The balance in any ecosystem comes from the organisms inhabiting that community, and the Palmyra Atoll is no different.
A study led by scientists from Imperial College London in collaboration with marine biologists from UC Santa Barbara found that predators, through their fecal material, transfer vital nutrients from their open ocean feeding grounds into shallower reef environments, contributing to the overall health of ecosystems.
The researchers specifically examined the role of grey reef sharks, Carcharhinus amblyrhynchos, a predatory species commonly associated with coral environments but whose wider ecological role has long been debated.
“Our study shows that large mobile predators such as sharks may be a very important source of nutrients for even the smallest reef creatures, such as corals,” co-author Jennifer Caselle, a research biologist at UCSB’s Marine Science Institute, said. “The role of sharks as top predators is well understood, but their role as nutrient vectors is far less studied.”
Palmyra Atoll is a remote, relatively undisturbed coral reef ecosystem, and is part of a U.S. National Wildlife Refuge within the central Pacific Ocean. Because of its protected status, Palmyra has a healthy predator population, with grey reef sharks being the most abundant predator on the fore-reefs.
The grey reef shark population at Palmyra is probably at carrying capacity and may play a significant role in the transportation and flow of nutrients onto the reef and throughout the atoll. Grey reef sharks are often detected on and suggested to favor outer-reef slopes and drop-off habitats but on occasion are detected within lagoons.

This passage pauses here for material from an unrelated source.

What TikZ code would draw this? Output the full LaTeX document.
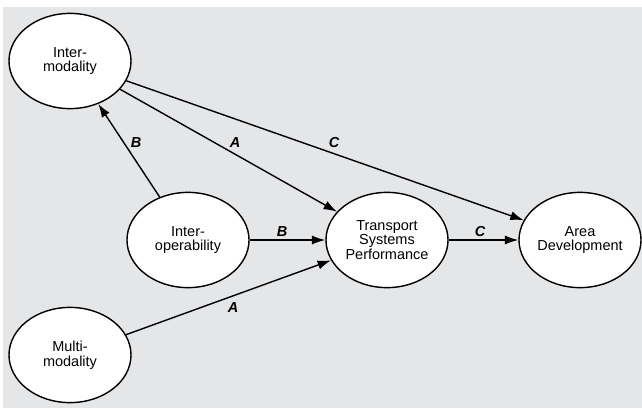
\documentclass[tikz,border=0pt]{standalone}
\usepackage{fontspec}
\setmainfont{Liberation Sans}
\usetikzlibrary{arrows.meta,shapes.geometric}

\definecolor{bggray}{RGB}{229,230,232}

\begin{document}
\begin{tikzpicture}[x=0.025cm, y=-0.025cm,
        factor/.style={ellipse, draw, fill=white, line width=1pt,
            minimum width=3.05cm, minimum height=2.38cm, inner sep=0pt,
            align=center, font=\fontsize{10.3}{10.6}\selectfont},
        link/.style={-{Latex[length=9.5pt,width=6.5pt]}, line width=1pt},
        lbl/.style={font=\bfseries\itshape\fontsize{10.3}{12}\selectfont}]
    \useasboundingbox (0,0) rectangle (642,408);
    \fill[bggray] (3,7) rectangle (642,408);

    % factors
    \node[factor] (inter) at (70,61)   {Inter-\\modality};
    \node[factor] (oper)  at (188,240) {Inter-\\operability};
    \node[factor] (tsp)   at (387,240) {Transport\\Systems\\Performance};
    \node[factor] (area)  at (580,240) {Area\\Development};
    \node[factor] (multi) at (70,355)  {Multi-\\modality};

    % paths
    \draw[link] (inter) -- (tsp);
    \draw[link] (inter) -- (area);
    \draw[link] (oper)  -- (inter);
    \draw[link] (oper)  -- (tsp);
    \draw[link] (tsp)   -- (area);
    \draw[link] (multi) -- (tsp);

    % path labels
    \node[lbl] (bup)  at (136,143) {B};
    \node[lbl] (aup)  at (235,143) {A};
    \node[lbl] (cup)  at (334,143) {C};
    \node[lbl] (bmid) at (282,232) {B};
    \node[lbl] (cmid) at (480,232) {C};
    \node[lbl] (alow) at (233,308) {A};
\end{tikzpicture}
\end{document}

Isotope analyses at Palmyra have demonstrated that grey reef sharks acquire resources from different habitats, including from pelagic and near-shore environments. However, the use of these habitats for foraging is uneven, with around 86 percent of grey reef shark biomass being derived from pelagic resources.
Mobile species that transport nutrients between habitats have the potential to impact new primary productivity and contribute to the modification of the physical environment. How mobile marine predators such as sharks facilitate this nutrient transport, how much they contribute and how this is subsequently distributed across shallow, productive reef habitats remains unexplored.
The researchers analyzed tracking data as a spatial network of movements and were able, for the first time, to estimate the quantities of nitrogen deposited around the remote unfished reef of Palmyra Atoll via the sharks’ fecal material. Results estimate that this specific population of grey reef sharks, believed to number approximately 8,300 individual animals, contributes a combined total of 94.5 kg or 208.3 pounds of nitrogen to the reef ecosystem per day, an amount that likely contributes substantially to reef primary productivity.
These research findings have implications for the scientific understanding of fragile coral reef ecosystems as well as for the ecological significance of grey reef sharks. The species is currently classified as “near threatened” on the International Union for the Conservation of Nature Red List.
“Coupled with their better-known role as predators, our study underlines another, less obvious role played by reef sharks in improving the resilience of these fragile habitats and underscores the vital importance of conserving these and other wide-ranging predators,” senior co-author David Jacoby of the Zoological Society of London’s Institute of Zoology said.